Recours inédit
Budapest a confirmé avoir reçu un courrier de la Commission européenne marquant la première étape d'un processus pouvant durer jusqu'à neuf mois. "Nous allons étudier la lettre et donner une réponse détaillée demain, sur ce qui peut faire l'objet d'un compromis et ce qui ne peut pas", a déclaré Gergely Gulyas, le chef de cabinet du Premier ministre Viktor Orban, sur Facebook.
Ce recours à ce règlement encore jamais utilisé avait été annoncé le 5 avril par la présidente de la Commission Ursula von der Leyen, deux jours après une nouvelle victoire électorale du souverainiste Viktor Orban.
Le déclenchement de ce mécanisme de conditionnalité est motivé par de "graves inquiétudes" de la Commission sur l'utilisation du budget européen par la Hongrie, liées aux conditions de passation des marchés publics, à un manque de contrôle et de transparence de l'utilisation des fonds et aux insuffisances dans la lutte contre la fraude et la corruption, selon une source européenne.
"Dans de nombreuses procédures de passation de marchés publics il n'y avait qu'un seul candidat", a expliqué la vice-présidente de la Commission Vera Jourova lors d'une conférence de presse. Une lutte insuffisante contre la corruption est aussi la raison du blocage par la Commission du plan de relance hongrois, d'un montant de 7,2 milliards d'euros de subventions européennes.
Selon la procédure, la Hongrie a deux mois pour s'expliquer, après quoi la Commission aura un mois pour évaluer cette réponse. Après un nouvel échange, l'exécutif européen pourra préconiser une suspension ou une réduction de certains fonds européens, pour compenser l'impact subi par le budget de l'Union européenne en raison des violations constatées. La mesure devra être proportionnelle.
La décision finale reviendra aux Etats membres statuant à la majorité qualifiée -au moins 15 États membres sur 27 représentant au moins 65% de la population totale de l'UE.
Mécanisme de conditionnalité
"L'État de droit est le fondement de notre maison européenne. La Hongrie doit résolument et rapidement combler les lacunes existantes", a tweeté la secrétaire d'État allemande aux Affaires européennes Anna Lührmann.
Réclamé depuis des années par plusieurs pays, Pays-Bas en tête, le mécanisme de conditionnalité est en vigueur depuis le 1er janvier 2021 et s'appliquera aux abus constatés depuis cette date.
La Pologne, sur la sellette pour le manque d'indépendance de son système judiciaire, n'est pas visée à ce stade. Le dispositif sanctionne les violations de l'État de droit affectant ou risquant d'affecter les finances européennes, or cet impact est plus difficile à établir en ce qui concerne l'indépendance de la justice.

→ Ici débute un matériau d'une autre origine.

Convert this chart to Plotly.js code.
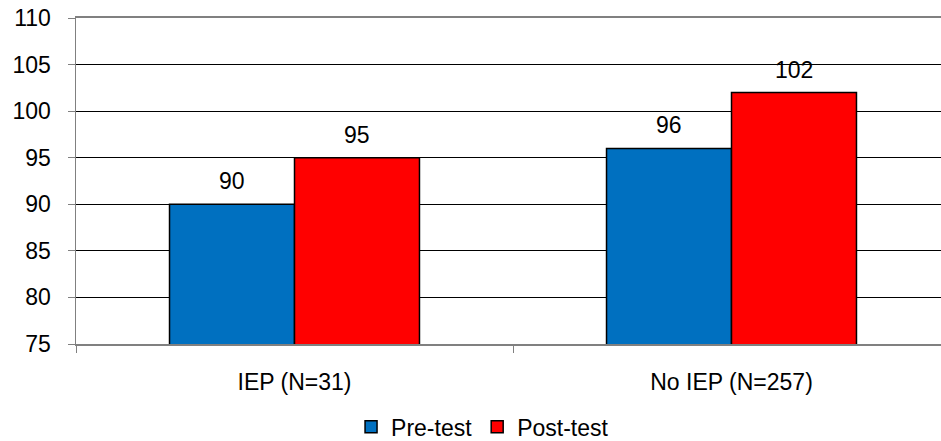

Cela "ne veut pas dire que nous allons arrêter de surveiller la situation en Pologne et d'autres pays où nous avons vu des tendances inquiétantes", a précisé Vera Jourova. "Mais dans le cas de la Hongrie nous avons suffisamment de preuves de violations", a-t-elle dit.
Le règlement prévoit que les destinataires finaux des financements européens ne devraient pas être lésés en cas de suspension ou de réduction des fonds au pays où des violations sont constatées, l'Etat membre devant continuer ses versements aux bénéficiaires.
Pour l'analyste Patrik Szicherle, de l'institut Political Capital, Budapest "pourrait se montrer plus ouvert à un compromis sur certaines questions, au moins temporairement. La Hongrie a actuellement vraiment besoin de l'argent de l'UE".
"Les rumeurs d'une nomination de l'ancien commissaire européen Tibor Navracsics comme ministre des Affaires européennes chargé de surveiller l'utilisation des fonds de l'UE pourraient être la preuve que le gouvernement serait plus enclin à faire des compromis", juge-t-il, interrogé par l'AFP.